§ Task brief
Each line that holds the word "React" should be returned.

§ Dataset extract

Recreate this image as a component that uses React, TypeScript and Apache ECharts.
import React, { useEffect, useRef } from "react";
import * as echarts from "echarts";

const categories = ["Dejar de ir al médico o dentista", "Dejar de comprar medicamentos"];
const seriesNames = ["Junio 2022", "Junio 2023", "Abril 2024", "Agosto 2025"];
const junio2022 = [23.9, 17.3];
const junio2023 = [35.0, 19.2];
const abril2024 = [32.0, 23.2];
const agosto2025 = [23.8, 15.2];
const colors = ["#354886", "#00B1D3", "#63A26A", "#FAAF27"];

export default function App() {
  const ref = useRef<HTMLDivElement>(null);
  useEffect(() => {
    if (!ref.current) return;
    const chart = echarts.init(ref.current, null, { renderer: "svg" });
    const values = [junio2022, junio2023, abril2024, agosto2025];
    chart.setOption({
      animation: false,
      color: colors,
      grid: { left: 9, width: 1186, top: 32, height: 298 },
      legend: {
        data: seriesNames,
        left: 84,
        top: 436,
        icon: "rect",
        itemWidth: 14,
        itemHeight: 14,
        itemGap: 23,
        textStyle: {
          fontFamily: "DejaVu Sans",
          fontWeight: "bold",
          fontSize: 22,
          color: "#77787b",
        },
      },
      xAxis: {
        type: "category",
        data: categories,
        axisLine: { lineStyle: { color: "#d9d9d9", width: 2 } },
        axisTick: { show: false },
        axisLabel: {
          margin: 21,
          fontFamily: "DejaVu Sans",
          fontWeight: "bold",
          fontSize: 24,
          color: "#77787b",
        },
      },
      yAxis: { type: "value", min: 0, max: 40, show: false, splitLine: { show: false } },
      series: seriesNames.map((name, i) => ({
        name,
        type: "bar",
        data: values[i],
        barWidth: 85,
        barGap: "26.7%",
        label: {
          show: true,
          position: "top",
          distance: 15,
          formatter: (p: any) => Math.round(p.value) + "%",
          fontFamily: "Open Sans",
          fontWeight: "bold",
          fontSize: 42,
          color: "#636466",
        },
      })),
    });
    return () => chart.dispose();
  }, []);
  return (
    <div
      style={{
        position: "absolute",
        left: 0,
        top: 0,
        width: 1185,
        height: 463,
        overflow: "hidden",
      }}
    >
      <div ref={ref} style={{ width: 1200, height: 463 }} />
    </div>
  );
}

§ Completed task
Recreate this image as a component that uses React, TypeScript and Apache ECharts.
import React, { useEffect, useRef } from "react";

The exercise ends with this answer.